One theme. One poet. One memoirist.

Tuesday, February 2, 2010

Rose Window

I am fragile. My heart has been known to break; my feelings get hurt; I bleed when I am cut.


The consolation: I’m not the only one. We are all broken, chipped, in some way or another. We resist it, this brokenness, because it means we’re vulnerable. But stained glass windows are made of pieces that have been shattered, cut, splintered. We may feel like panes of glass carelessly smashed, but maybe that’s the only way we’ll become the rose window in the house of God.
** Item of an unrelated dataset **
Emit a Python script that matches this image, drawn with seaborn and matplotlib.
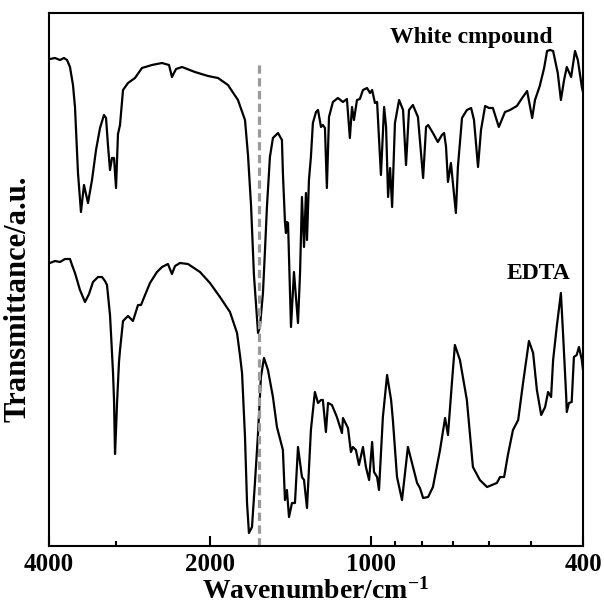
import matplotlib
matplotlib.use("Agg")
import matplotlib.pyplot as plt
import matplotlib.ticker as mticker
import seaborn as sns

# White compound spectrum (wavenumber / cm-1, transmittance a.u.)
white_wn = [3983, 3898, 3815, 3750, 3701, 3654, 3607, 3576, 3530, 3485, 3440, 3381,
            3323, 3266, 3210, 3156, 3128, 3102, 3075, 3048, 3022, 2996, 2971, 2945,
            2907, 2845, 2761, 2679, 2566, 2457, 2384, 2354, 2313, 2254, 2132, 2015,
            1930, 1849, 1771, 1718, 1696, 1674, 1653, 1624, 1611, 1590, 1576, 1563,
            1543, 1523, 1490, 1465, 1459, 1446, 1440, 1434, 1427, 1409, 1391, 1367,
            1355, 1344, 1332, 1321, 1315, 1304, 1293, 1282, 1265, 1254, 1238, 1228,
            1217, 1207, 1196, 1176, 1151, 1126, 1107, 1093, 1083, 1074, 1060, 1047,
            1033, 1015, 1002, 993, 981, 972, 956, 943, 935, 927, 919, 911, 900, 884,
            869, 858, 847, 833, 815, 797, 787, 780, 764, 748, 735, 728, 722, 716,
            707, 701, 692, 686, 674, 660, 648, 640, 629, 621, 610, 600, 590, 575,
            560, 548, 532, 520, 509, 498, 492, 482, 473, 467, 461, 455, 446, 440,
            434, 429, 421, 414, 409, 402, 400]
white_t = [487, 488, 486, 488, 486, 479, 461, 439, 373, 334, 361, 343,
           366, 396, 418, 431, 428, 401, 376, 388, 388, 358, 412, 421,
           456, 463, 468, 478, 481, 483, 481, 469, 477, 479, 474, 470,
           468, 461, 446, 426, 391, 341, 271, 213, 219, 253, 296, 339,
           389, 408, 413, 406, 373, 324, 313, 324, 323, 219, 274, 223,
           273, 349, 299, 353, 306, 366, 389, 423, 434, 436, 419, 421,
           418, 358, 429, 444, 448, 444, 447, 408, 439, 426, 446, 447,
           456, 458, 453, 456, 443, 444, 371, 439, 419, 349, 378, 339, 423, 446,
           436, 381, 436, 441, 429, 368, 419, 421, 413, 404, 411, 413, 399, 364,
           383, 363, 333, 379, 428, 436, 438, 426, 379, 416, 440, 438, 438, 419,
           434, 436, 440, 448, 455, 428, 446, 460, 478, 495, 496, 495, 473, 446,
           466, 479, 469, 495, 486, 459, 454]

# EDTA spectrum
edta_wn = [3983, 3898, 3815, 3733, 3654, 3622, 3576, 3500, 3425, 3366, 3309, 3238,
           3183, 3142, 3115, 3075, 3062, 3035, 3022, 3009, 2996, 2983, 2958, 2945,
           2907, 2845, 2785, 2725, 2690, 2667, 2588, 2511, 2457, 2395, 2354, 2323,
           2274, 2197, 2086, 1998, 1914, 1833, 1778, 1756, 1740, 1718, 1703, 1689,
           1667, 1646, 1624, 1604, 1583, 1556, 1523, 1497, 1459, 1446, 1434, 1421,
           1403, 1385, 1367, 1344, 1332, 1315, 1293, 1271, 1254, 1238, 1228, 1212,
           1201, 1181, 1156, 1131, 1126, 1102, 1088, 1079, 1065, 1051, 1033, 1020,
           1006, 993, 985, 972, 964, 948, 931, 915, 908, 892, 873, 851, 836, 818,
           808, 797, 780, 764, 741, 725, 716, 704, 695, 680, 660, 643, 624, 605,
           592, 580, 572, 562, 553, 541, 529, 518, 505, 496, 488, 479, 471, 465,
           459, 455, 448, 440, 436, 430, 429, 425, 420, 416, 411, 407, 402, 400]
edta_t = [283, 285, 284, 287, 287, 281, 273, 256, 244, 252, 264, 269,
          269, 265, 261, 231, 213, 173, 146, 92, 116, 143, 184, 196,
          225, 230, 225, 241, 241, 246, 263, 274, 279, 282, 272, 280,
          283, 282, 274, 263, 249, 234, 213, 191, 173, 109, 43, 13,
          19, 63, 113, 169, 188, 176, 149, 119, 96, 46, 56, 29,
          43, 43, 99, 69, 66, 38, 116, 154, 143, 146, 146, 114,
          143, 141, 129, 113, 128, 118, 94, 99, 96, 81, 99, 79,
          66, 104, 74, 69, 56, 129, 171, 146, 126, 69, 46, 99, 83, 63,
          58, 48, 49, 59, 96, 128, 111, 163, 201, 186, 146, 79, 66, 59,
          61, 63, 69, 69, 91, 116, 126, 163, 205, 193, 156, 131, 139, 154,
          149, 186, 219, 253, 213, 149, 134, 143, 144, 189, 191, 199, 186, 176]

major_ticks = [4000, 2000, 1000, 400]
minor_ticks = [3000, 900, 800, 700, 600, 500]
marker_wn = 1618
marker_top = 484

sns.set_theme(style="ticks")
plt.rcParams['font.family'] = ['Liberation Serif', 'DejaVu Serif']
plt.rcParams['text.color'] = 'black'
plt.rcParams['axes.labelcolor'] = 'black'
plt.rcParams['xtick.color'] = 'black'
plt.rcParams['mathtext.fontset'] = 'custom'
plt.rcParams['mathtext.rm'] = 'Liberation Serif:bold'
plt.rcParams['mathtext.it'] = 'Liberation Serif:bold'
plt.rcParams['mathtext.bf'] = 'Liberation Serif:bold'

fig, ax = plt.subplots(figsize=(6.04, 6.05), dpi=100)
fig.subplots_adjust(left=49/604, right=583/604, top=1-13/605, bottom=1-546/605)

sns.lineplot(x=white_wn, y=white_t, ax=ax, color='black', lw=1.6, estimator=None, sort=False)
sns.lineplot(x=edta_wn, y=edta_t, ax=ax, color='black', lw=1.6, estimator=None, sort=False)
ax.vlines(marker_wn, 0, marker_top, colors='#9a9a9a', lw=2.3, linestyles=(0, (2.6, 1.4)))

ax.set_xscale('log')
ax.set_xlim(4000, 400)
ax.set_ylim(0, 533)
ax.xaxis.set_major_locator(mticker.FixedLocator(major_ticks))
ax.xaxis.set_major_formatter(mticker.FixedFormatter([str(t) for t in major_ticks]))
ax.xaxis.set_minor_locator(mticker.FixedLocator(minor_ticks))
ax.xaxis.set_minor_formatter(mticker.NullFormatter())
ax.set_yticks([])
ax.tick_params(axis='x', which='major', direction='in', length=7, width=1.5,
               pad=5, labelsize=18, labelcolor='black')
ax.tick_params(axis='x', which='minor', direction='in', length=3.5, width=1.5)
for lab in ax.get_xticklabels():
    lab.set_fontweight('bold')
for sp in ax.spines.values():
    sp.set_linewidth(1.5)
    sp.set_color('black')

ax.set_xlabel(r'Wavenumber/cm$^{-1}$', fontsize=20, fontweight='bold', color='black')
ax.xaxis.label.set_va('baseline')
ax.xaxis.set_label_coords(0.5, (546-599)/533)
ax.set_ylabel('Transmittance/a.u.', fontsize=22, fontweight='bold', color='black')
ax.yaxis.set_label_coords(-0.030, 0.463)

ax.text(0.944, 0.944, 'White cmpound', transform=ax.transAxes, ha='right', va='baseline',
        fontsize=17, fontweight='bold', color='black')
ax.text(0.976, 0.501, 'EDTA', transform=ax.transAxes, ha='right', va='baseline',
        fontsize=17, fontweight='bold', color='black')

fig.savefig('out.png', dpi=100)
Loss breaks me. Death shatters me. The pieces fall and scatter and I can’t imagine how they’ll ever fit together again. Maybe they aren’t supposed to. Chips are inevitable. I’ve spent twenty-one years clutching the shards of my dad’s death. Once a year I open my hands, I stop clutching, and I see the wounds, fresh and bleeding. The day comes and goes, the wounds open and heal. I am glass; I hold glass. I break again.


Part of me wants to let go, to empty the shards into the nearest dustbin, to clean the wounds, and, once healed, acknowledge the scars as an oddity on my otherwise beautiful hands. But I can’t do it. I am not the man at Bethesda who, when asked if he wants to be made well, answers that he has tried to heal. No, in this case, the healing would be worse; it is not a wellness I am willing to accept.


Rather, my shattered spirit has become my offering. It is what I have to give, this brokenness.


And perhaps we are not really whole unless we are chipped.